**Your task:**
Search the listing below for "that". Copy each matching line.

**Material for this task:**
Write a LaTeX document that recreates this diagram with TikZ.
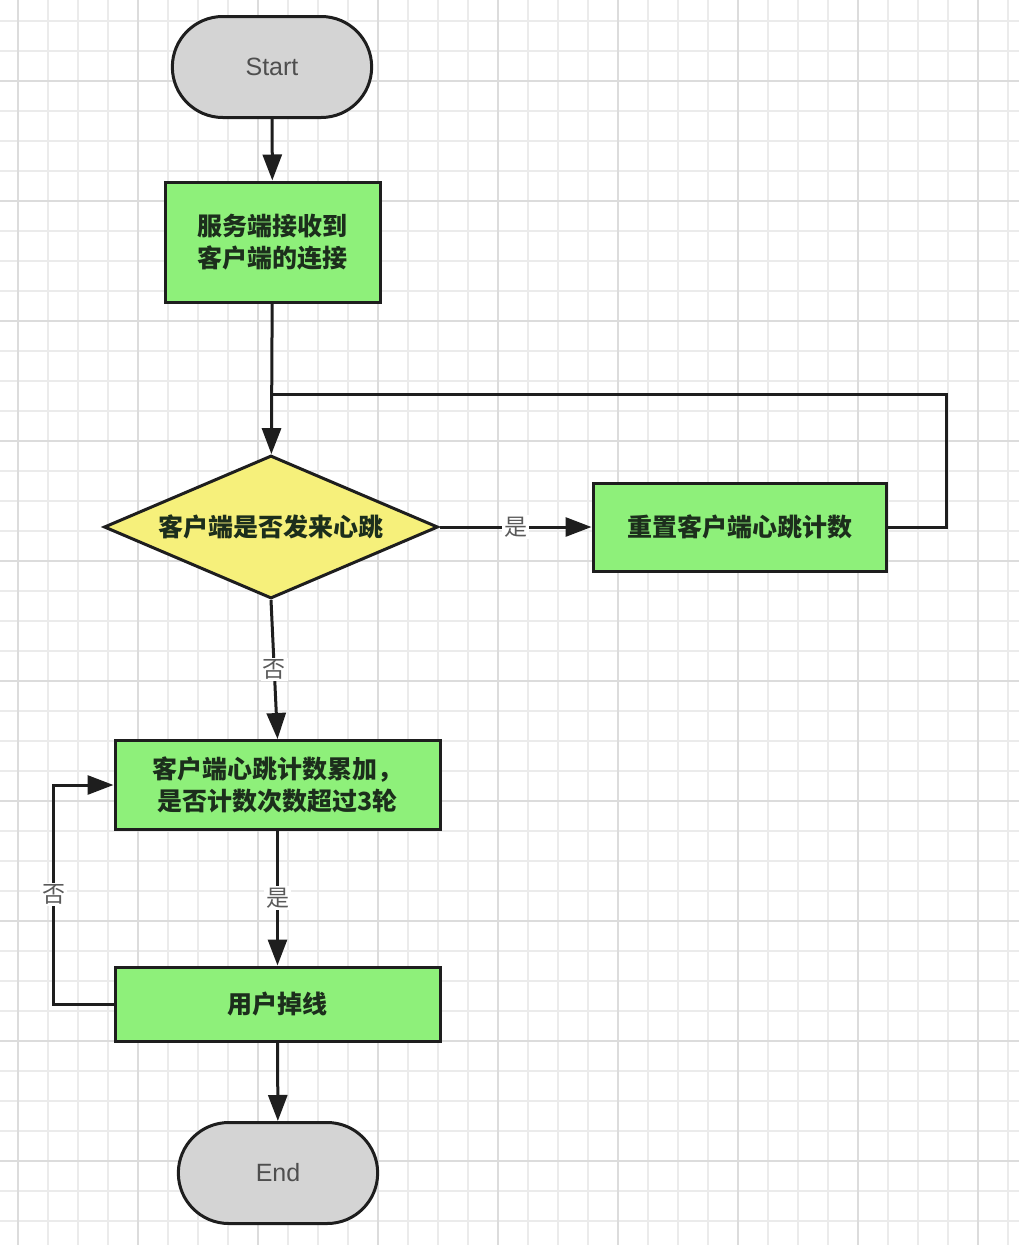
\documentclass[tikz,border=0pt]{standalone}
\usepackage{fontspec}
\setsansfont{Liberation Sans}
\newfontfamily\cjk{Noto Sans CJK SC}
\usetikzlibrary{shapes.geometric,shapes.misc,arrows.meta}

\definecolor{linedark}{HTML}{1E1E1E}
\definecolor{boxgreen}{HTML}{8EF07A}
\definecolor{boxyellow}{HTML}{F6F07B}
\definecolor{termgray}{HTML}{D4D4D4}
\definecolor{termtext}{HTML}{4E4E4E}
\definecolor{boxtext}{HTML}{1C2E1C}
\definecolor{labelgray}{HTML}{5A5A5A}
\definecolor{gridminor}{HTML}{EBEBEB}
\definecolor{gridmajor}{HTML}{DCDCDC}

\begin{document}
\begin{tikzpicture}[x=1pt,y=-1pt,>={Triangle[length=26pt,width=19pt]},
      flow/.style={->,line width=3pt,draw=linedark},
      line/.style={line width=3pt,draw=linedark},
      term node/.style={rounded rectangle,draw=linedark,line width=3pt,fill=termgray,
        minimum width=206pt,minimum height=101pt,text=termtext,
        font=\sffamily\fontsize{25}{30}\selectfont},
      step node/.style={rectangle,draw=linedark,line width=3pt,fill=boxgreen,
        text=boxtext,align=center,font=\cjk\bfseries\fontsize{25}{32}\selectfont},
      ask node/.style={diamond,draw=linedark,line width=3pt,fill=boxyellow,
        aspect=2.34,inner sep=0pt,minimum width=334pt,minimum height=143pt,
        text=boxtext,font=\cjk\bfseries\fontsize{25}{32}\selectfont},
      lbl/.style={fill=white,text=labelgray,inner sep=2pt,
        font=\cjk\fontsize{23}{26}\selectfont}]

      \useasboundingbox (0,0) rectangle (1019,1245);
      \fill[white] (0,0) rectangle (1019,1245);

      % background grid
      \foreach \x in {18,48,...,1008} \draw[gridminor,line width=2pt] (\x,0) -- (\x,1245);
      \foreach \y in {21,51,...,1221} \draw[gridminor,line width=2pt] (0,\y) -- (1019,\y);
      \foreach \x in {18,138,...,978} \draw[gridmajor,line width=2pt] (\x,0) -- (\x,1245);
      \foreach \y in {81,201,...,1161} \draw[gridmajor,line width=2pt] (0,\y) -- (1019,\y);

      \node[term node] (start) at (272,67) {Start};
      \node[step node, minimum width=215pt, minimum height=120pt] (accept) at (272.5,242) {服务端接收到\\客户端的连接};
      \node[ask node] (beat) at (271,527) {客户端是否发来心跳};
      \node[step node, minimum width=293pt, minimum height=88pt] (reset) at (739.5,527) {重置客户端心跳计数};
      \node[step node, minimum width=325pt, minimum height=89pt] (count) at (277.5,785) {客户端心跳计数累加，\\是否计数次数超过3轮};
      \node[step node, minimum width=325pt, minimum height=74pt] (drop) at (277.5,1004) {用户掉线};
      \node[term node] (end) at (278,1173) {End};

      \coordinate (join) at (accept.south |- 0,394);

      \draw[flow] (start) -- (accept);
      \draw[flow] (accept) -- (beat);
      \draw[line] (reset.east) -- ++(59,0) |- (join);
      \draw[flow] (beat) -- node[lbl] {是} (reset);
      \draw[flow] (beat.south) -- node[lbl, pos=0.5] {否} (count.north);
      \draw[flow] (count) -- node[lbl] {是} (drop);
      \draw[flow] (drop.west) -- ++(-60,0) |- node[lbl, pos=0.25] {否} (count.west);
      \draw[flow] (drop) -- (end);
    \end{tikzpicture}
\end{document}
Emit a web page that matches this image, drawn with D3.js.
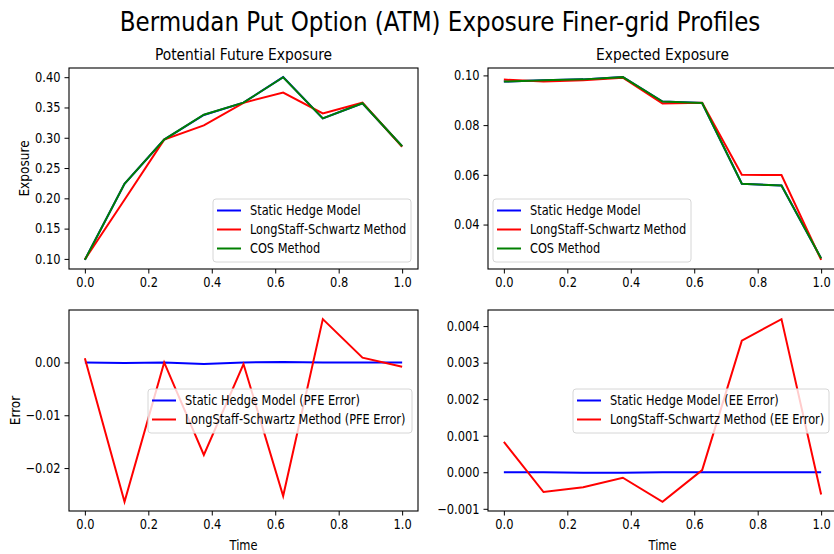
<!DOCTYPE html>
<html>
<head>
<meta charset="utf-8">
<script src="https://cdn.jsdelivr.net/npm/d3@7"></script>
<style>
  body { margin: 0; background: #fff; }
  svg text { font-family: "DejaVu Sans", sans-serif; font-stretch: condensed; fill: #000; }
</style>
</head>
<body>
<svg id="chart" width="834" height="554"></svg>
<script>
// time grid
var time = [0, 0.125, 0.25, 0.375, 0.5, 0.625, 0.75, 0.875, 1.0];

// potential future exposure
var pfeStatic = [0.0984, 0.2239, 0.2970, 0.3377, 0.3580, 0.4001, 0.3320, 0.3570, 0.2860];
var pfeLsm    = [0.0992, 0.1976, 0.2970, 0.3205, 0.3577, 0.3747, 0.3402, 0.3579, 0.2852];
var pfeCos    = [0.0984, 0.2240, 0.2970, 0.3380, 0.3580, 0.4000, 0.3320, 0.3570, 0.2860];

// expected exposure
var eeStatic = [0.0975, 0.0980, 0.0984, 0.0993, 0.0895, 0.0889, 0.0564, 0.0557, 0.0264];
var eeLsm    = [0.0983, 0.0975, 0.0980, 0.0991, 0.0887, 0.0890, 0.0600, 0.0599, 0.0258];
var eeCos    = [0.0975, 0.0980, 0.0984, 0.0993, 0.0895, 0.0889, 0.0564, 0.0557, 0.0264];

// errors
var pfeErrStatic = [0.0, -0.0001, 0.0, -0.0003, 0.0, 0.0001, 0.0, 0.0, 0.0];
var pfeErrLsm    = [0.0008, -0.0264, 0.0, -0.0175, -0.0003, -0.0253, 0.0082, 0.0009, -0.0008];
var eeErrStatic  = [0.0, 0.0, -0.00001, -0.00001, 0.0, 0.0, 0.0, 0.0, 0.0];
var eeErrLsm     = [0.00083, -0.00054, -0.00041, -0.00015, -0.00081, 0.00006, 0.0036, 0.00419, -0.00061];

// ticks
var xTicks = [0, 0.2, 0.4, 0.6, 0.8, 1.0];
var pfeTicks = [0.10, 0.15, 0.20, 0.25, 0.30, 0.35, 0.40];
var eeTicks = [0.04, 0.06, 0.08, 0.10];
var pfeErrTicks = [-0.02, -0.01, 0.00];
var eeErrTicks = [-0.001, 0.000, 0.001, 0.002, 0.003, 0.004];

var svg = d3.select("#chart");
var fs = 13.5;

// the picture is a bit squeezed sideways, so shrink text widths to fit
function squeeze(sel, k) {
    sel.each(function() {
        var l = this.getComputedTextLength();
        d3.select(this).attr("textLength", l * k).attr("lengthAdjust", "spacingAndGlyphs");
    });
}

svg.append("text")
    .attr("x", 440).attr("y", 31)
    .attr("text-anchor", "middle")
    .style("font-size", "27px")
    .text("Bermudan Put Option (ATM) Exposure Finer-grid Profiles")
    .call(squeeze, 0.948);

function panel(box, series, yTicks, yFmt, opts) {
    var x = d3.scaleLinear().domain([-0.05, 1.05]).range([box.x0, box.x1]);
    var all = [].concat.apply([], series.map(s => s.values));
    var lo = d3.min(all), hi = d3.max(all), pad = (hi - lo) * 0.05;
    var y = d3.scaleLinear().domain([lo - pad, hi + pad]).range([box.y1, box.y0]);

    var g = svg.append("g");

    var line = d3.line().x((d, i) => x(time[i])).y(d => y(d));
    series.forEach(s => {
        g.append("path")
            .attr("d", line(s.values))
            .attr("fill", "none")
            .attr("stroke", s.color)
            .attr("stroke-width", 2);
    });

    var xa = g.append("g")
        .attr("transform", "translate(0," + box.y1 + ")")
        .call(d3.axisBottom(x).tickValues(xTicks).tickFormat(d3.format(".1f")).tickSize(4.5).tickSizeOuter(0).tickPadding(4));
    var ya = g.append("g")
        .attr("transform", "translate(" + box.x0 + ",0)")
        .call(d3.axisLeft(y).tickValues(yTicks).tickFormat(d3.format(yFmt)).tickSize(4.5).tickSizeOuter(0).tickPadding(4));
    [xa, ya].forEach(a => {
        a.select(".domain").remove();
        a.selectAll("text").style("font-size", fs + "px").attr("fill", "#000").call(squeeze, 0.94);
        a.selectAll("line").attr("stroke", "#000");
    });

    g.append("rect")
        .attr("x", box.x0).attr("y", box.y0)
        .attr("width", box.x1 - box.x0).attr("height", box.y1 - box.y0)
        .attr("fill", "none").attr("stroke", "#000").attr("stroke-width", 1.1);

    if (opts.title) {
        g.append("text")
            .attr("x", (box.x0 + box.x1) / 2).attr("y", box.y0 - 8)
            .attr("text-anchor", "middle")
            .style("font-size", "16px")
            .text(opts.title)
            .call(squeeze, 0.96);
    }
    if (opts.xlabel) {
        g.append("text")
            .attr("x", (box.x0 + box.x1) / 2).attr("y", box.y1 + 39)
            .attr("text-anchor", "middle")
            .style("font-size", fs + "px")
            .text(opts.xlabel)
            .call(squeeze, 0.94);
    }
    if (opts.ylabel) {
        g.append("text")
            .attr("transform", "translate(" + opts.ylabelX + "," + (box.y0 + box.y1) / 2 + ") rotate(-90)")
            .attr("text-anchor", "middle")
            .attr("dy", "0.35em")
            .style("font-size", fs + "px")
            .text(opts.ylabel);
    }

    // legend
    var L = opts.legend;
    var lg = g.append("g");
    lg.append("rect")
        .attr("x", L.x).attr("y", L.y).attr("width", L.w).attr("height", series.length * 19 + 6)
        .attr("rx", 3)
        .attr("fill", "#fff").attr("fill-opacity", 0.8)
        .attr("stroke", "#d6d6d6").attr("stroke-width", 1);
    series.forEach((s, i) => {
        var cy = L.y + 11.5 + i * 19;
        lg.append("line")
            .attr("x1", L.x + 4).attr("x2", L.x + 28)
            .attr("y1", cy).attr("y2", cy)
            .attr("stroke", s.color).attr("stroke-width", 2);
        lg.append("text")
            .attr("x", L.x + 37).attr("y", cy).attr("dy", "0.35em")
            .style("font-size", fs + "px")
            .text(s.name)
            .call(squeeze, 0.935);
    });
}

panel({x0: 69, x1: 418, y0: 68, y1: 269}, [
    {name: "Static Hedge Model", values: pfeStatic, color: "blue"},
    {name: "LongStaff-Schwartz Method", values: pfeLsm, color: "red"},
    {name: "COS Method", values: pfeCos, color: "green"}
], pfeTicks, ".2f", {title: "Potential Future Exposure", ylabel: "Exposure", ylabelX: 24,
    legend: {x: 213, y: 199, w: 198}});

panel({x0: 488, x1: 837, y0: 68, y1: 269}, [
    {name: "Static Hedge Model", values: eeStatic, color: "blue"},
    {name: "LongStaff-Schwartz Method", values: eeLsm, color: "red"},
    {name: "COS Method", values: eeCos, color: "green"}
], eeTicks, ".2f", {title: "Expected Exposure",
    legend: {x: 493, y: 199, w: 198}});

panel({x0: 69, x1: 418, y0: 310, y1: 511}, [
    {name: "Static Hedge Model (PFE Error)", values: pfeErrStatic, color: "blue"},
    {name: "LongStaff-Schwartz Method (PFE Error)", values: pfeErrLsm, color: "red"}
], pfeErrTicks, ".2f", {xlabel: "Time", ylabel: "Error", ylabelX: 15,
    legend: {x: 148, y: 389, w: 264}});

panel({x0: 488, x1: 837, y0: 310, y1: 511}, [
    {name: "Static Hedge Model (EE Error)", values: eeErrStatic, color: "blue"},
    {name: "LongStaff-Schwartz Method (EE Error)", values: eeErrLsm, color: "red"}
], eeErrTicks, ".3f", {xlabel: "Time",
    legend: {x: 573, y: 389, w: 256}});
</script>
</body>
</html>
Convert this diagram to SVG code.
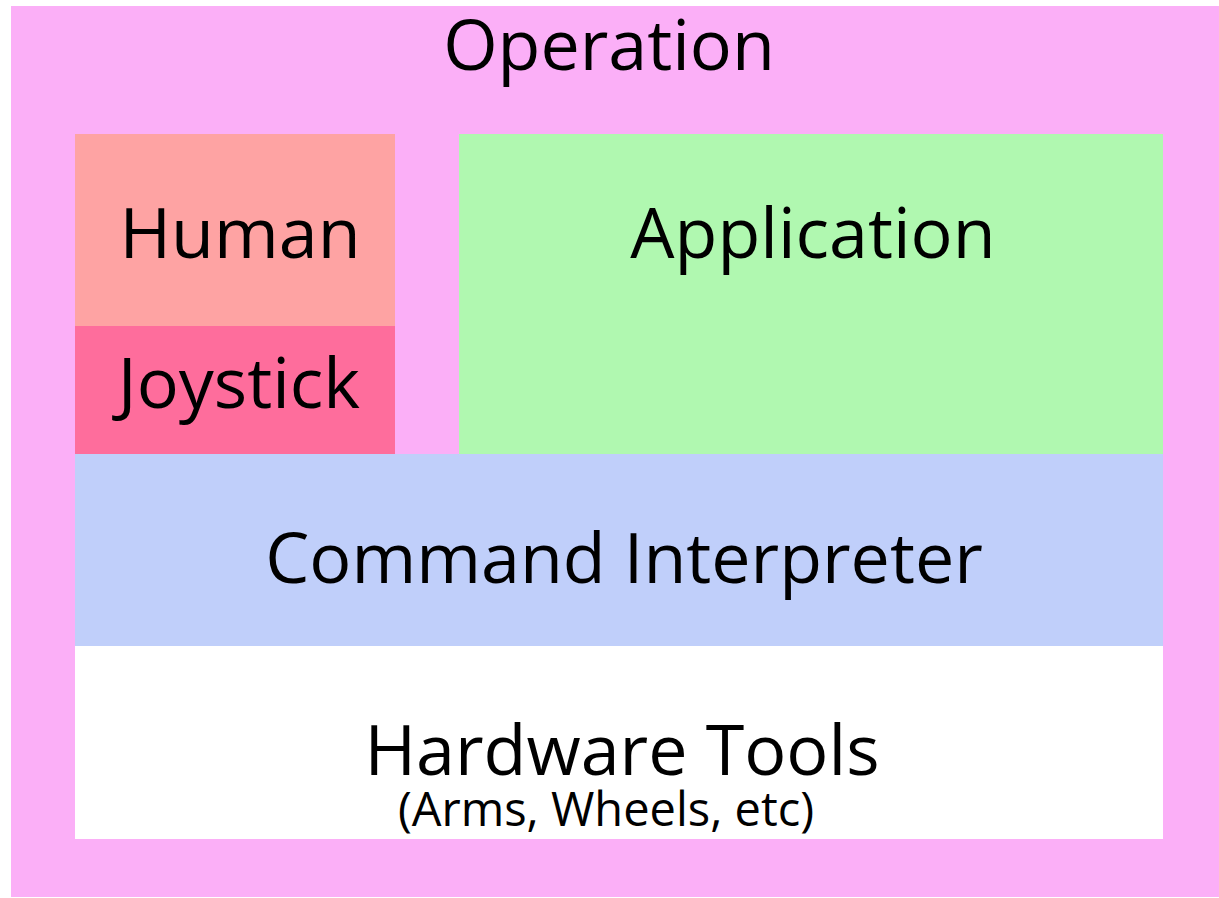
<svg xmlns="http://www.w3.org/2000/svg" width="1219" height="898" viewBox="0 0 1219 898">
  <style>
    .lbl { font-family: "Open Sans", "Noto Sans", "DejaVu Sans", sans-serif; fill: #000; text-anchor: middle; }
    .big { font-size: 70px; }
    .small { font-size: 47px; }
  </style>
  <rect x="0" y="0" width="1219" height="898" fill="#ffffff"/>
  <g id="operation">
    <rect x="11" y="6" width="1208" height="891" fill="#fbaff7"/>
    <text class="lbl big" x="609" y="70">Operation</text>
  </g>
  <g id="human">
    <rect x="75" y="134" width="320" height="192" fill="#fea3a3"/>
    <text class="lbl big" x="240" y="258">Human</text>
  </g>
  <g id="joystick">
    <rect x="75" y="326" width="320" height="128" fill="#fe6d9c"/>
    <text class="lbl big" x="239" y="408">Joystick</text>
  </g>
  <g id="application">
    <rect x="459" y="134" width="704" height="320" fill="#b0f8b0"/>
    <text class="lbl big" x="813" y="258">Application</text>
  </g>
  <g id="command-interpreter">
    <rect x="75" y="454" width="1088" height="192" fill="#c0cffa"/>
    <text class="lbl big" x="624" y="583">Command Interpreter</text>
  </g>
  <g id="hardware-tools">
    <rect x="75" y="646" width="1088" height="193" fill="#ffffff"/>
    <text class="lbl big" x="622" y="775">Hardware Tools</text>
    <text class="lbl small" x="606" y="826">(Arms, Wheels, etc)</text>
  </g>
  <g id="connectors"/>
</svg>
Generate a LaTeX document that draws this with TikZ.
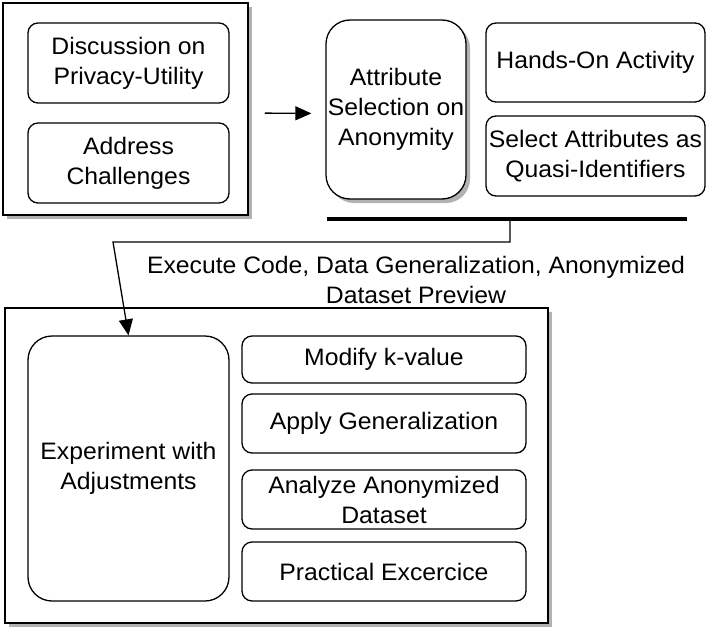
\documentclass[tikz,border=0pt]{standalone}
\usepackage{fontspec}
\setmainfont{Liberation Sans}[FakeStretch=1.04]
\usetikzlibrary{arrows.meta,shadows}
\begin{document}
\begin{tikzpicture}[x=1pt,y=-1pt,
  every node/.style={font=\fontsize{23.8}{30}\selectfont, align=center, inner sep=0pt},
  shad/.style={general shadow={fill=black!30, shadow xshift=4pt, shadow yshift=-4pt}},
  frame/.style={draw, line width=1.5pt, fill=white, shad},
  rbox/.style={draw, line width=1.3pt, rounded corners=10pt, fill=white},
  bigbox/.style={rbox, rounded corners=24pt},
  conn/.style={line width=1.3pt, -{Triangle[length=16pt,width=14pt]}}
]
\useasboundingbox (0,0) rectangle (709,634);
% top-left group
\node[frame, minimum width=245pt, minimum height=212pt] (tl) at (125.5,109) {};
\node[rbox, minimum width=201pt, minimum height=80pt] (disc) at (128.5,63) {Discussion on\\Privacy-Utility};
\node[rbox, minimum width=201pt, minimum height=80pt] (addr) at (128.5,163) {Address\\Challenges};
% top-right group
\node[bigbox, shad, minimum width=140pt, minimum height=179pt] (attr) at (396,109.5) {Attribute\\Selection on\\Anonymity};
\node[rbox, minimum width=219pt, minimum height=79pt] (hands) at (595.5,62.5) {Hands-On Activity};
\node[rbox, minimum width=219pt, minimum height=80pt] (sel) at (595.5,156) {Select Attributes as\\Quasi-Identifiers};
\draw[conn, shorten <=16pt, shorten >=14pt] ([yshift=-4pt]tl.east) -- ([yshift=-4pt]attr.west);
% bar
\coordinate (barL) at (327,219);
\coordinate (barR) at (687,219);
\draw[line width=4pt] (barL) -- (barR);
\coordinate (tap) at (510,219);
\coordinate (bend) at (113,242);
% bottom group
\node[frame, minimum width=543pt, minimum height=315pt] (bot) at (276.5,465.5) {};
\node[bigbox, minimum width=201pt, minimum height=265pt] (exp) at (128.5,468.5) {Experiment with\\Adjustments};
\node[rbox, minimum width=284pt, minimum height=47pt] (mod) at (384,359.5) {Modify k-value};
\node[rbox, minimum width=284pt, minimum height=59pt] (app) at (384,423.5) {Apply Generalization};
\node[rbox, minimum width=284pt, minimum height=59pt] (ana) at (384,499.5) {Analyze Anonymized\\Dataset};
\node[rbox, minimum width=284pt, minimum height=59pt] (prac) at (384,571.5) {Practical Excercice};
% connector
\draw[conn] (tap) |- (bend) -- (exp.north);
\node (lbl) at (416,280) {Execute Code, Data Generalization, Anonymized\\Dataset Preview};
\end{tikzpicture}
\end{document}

**Result below:**
Write a LaTeX document that recreates this diagram with TikZ.
Emit a web page that matches this image, drawn with D3.js.
Generate a LaTeX document that draws this with TikZ.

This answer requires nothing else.